At Tournament 12, hundreds of kids will be in front of the eyes of many scouts over a five-day period between Sept. 20-24 for a series of tournament games and a skill showcase.

Unlike Alomar's tryouts however, this will give the participants a better opportunity to really highlight their skill level.

"For me, it was different than them now, because when I was there, we didn't have games. We just had practice. That was real tough to do," Alomar said. "Here you're going to have 10 teams, you're going to play against each other four times, so you're going to have more opportunity than just one day. That's the beauty of this. You can just go out there and play baseball."

The 10 teams will be representing provinces across Canada and will highlight Canadian amateur baseball players with college eligibility.

Ontario will have three teams, Quebec will have two, with British Columbia, Alberta, Atlantic Canada and a combined Manitoba and Saskatchewan team with one each.

Although there will be highly touted outfielder Gareth Morgan, among other standouts, at the tournament, it's some of the unknowns that Alomar is most looking forward to seeing.

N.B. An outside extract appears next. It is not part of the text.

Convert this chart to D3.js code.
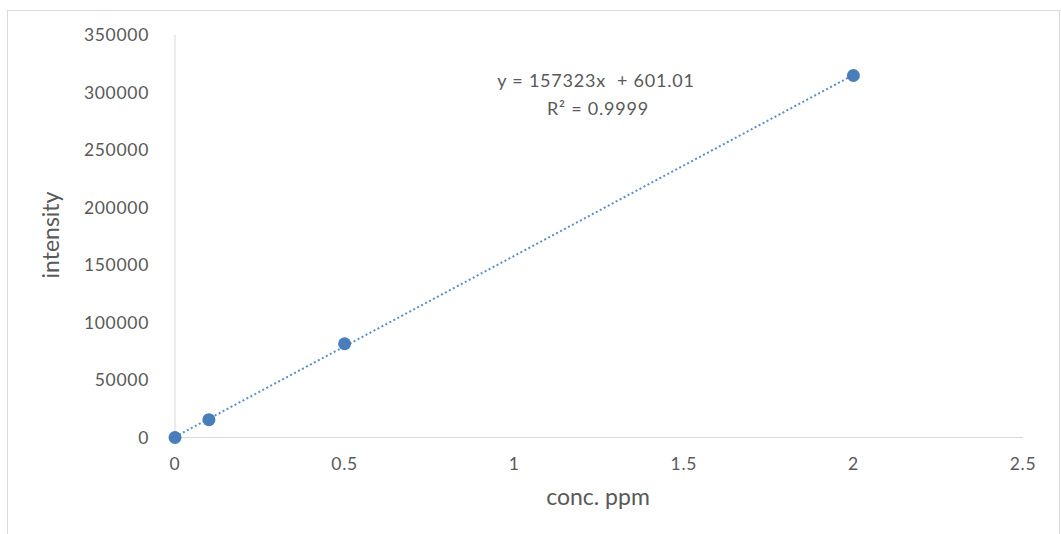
<!DOCTYPE html>
<html>
<head>
<meta charset="utf-8">
<script src="https://cdn.jsdelivr.net/npm/d3@7"></script>
<style>
  body { margin: 0; background: #fff; }
  text { font-family: Lato, "Open Sans", sans-serif; fill: #595959; white-space: pre; }
</style>
</head>
<body>
<svg id="chart"></svg>
<script>
// data
const concPpm = [0, 0.1, 0.5, 2];
const intensity = [0, 15500, 81500, 314800];
const xTicks = [0, 0.5, 1, 1.5, 2, 2.5];
const yTicks = [0, 50000, 100000, 150000, 200000, 250000, 300000, 350000];
const trendX = [0, 2];
const slope = 157323, intercept = 601.01;
const eqLabel = "y = 157323x  + 601.01";
const r2Label = "R² = 0.9999";

const width = 1061, height = 534;
const svg = d3.select("#chart").attr("width", width).attr("height", height);

// outer frame
svg.append("rect")
  .attr("x", 7.5).attr("y", 10.5)
  .attr("width", 1052).attr("height", 540)
  .attr("fill", "none").attr("stroke", "#d9d9d9");

const x = d3.scaleLinear().domain([0, 2.5]).range([175, 1023]);
const y = d3.scaleLinear().domain([0, 350000]).range([437.5, 35]);

// axes lines
svg.append("line")
  .attr("x1", x(0)).attr("x2", x(0)).attr("y1", y(350000)).attr("y2", y(0))
  .attr("stroke", "#d9d9d9");
svg.append("line")
  .attr("x1", x(0)).attr("x2", x(2.5)).attr("y1", y(0)).attr("y2", y(0))
  .attr("stroke", "#d9d9d9");

// tick labels
svg.selectAll(".ytick").data(yTicks).join("text")
  .attr("x", 149).attr("y", d => y(d))
  .attr("dy", "0.35em").attr("text-anchor", "end")
  .attr("font-size", 17.5).attr("letter-spacing", 0.7)
  .text(d => d);

svg.selectAll(".xtick").data(xTicks).join("text")
  .attr("x", d => x(d)).attr("y", 464)
  .attr("dy", "0.35em").attr("text-anchor", "middle")
  .attr("font-size", 17.5).attr("letter-spacing", 0.7)
  .text(d => d);

// axis titles
svg.append("text")
  .attr("transform", `translate(59,235) rotate(-90)`)
  .attr("text-anchor", "middle").attr("font-size", 23)
  .text("intensity");
svg.append("text")
  .attr("x", 598).attr("y", 505)
  .attr("text-anchor", "middle").attr("font-size", 23)
  .text("conc. ppm");

// trend line
svg.append("line")
  .attr("x1", x(trendX[0])).attr("y1", y(slope * trendX[0] + intercept))
  .attr("x2", x(trendX[1])).attr("y2", y(slope * trendX[1] + intercept))
  .attr("stroke", "#5b8ec9").attr("stroke-width", 2)
  .attr("stroke-dasharray", "2,2.5");

// points
svg.selectAll(".pt").data(concPpm).join("circle")
  .attr("cx", d => x(d)).attr("cy", (d, i) => y(intensity[i]))
  .attr("r", 6.5).attr("fill", "#4a7ebb");

// equation label
svg.append("text")
  .attr("x", 596).attr("y", 87)
  .attr("text-anchor", "middle").attr("font-size", 18).attr("letter-spacing", 0.8)
  .text(eqLabel);
svg.append("text")
  .attr("x", 598).attr("y", 115)
  .attr("text-anchor", "middle").attr("font-size", 18).attr("letter-spacing", 0.8)
  .text(r2Label);
</script>
</body>
</html>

"I'm looking forward for this opportunity for certain guys who may never have this opportunity," Alomar said. "There's going to be some of the guys that we know are going to be drafted, and some guys that may never have that opportunity in their lifetime. They're going to be here playing baseball, showing their skill. ... We just have to wait and see. We might find the next Brett Lawrie, Joey Votto or one of those guys.

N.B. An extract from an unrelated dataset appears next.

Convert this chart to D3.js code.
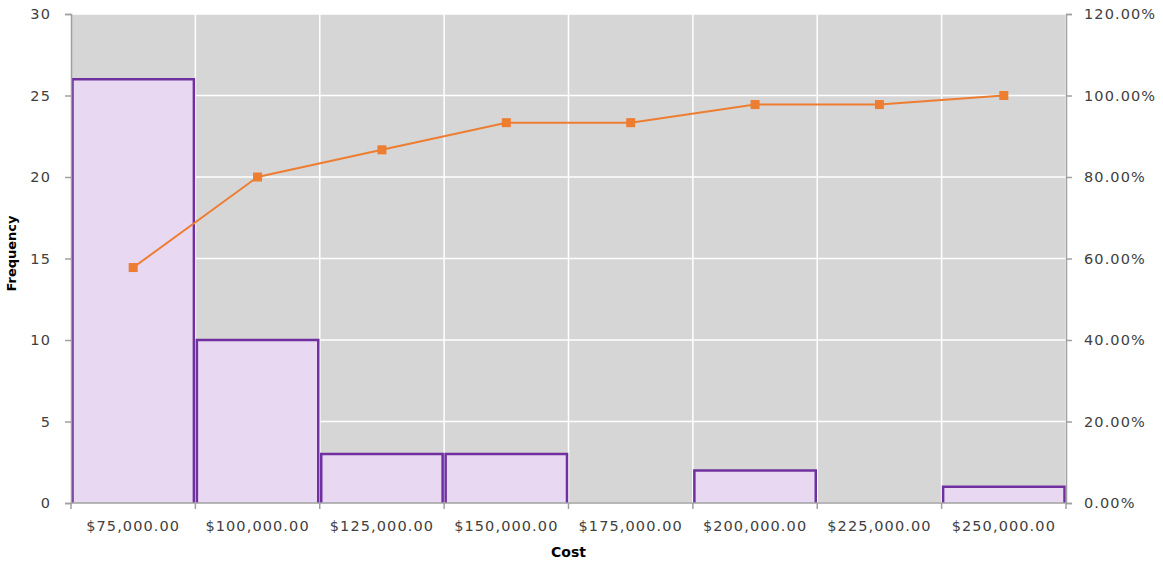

"That's what it's all about -- to find that guy that not a lot of people are talking about."

Thirty years ago, when Alomar partook in his first tryout, he had the advantage of having a father who already played Major League Baseball, something that most, if not all, of these kids don't have.

But it wasn't his father's name that helped him catch the eyes of scouts, it was his own ability, and it acts as a reminder to stay within yourself and not try to do too much. Advice, he believes, will benefit everyone in the tournament.

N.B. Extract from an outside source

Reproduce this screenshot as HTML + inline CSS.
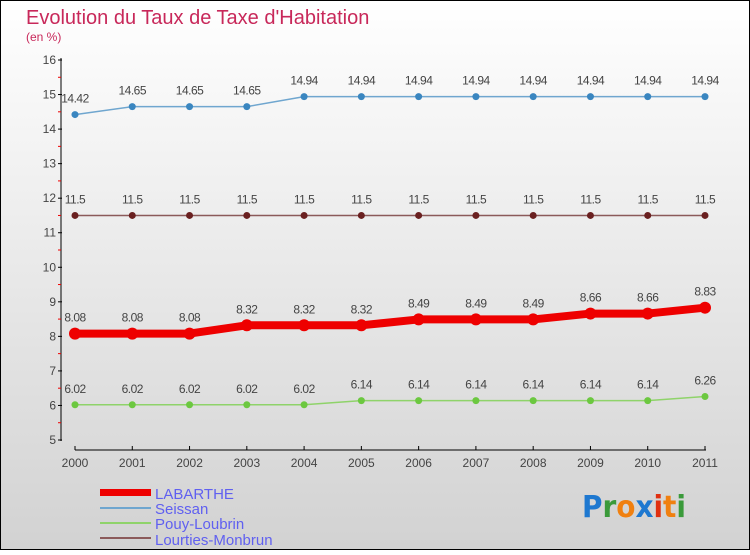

"I approached it like it was just me," Alomar said. "I was there, just me. Just catching the ball, running the bases hard, swinging my bat, bunting, I did everything. I was prepared mentally. I was prepared to go out there and have a good practice.

"That's a message that I would give to the kids. Try to stay in your own game. Don't try to do too much."

Learning from his own experiences, Alomar has one final message for those participating in the tournament.

"Take advantage of the situation," Alomar said. "Come here prepared to play the game. Don't try to do too much. Mainly have fun, and on the other hand, try your best and don't waste this opportunity."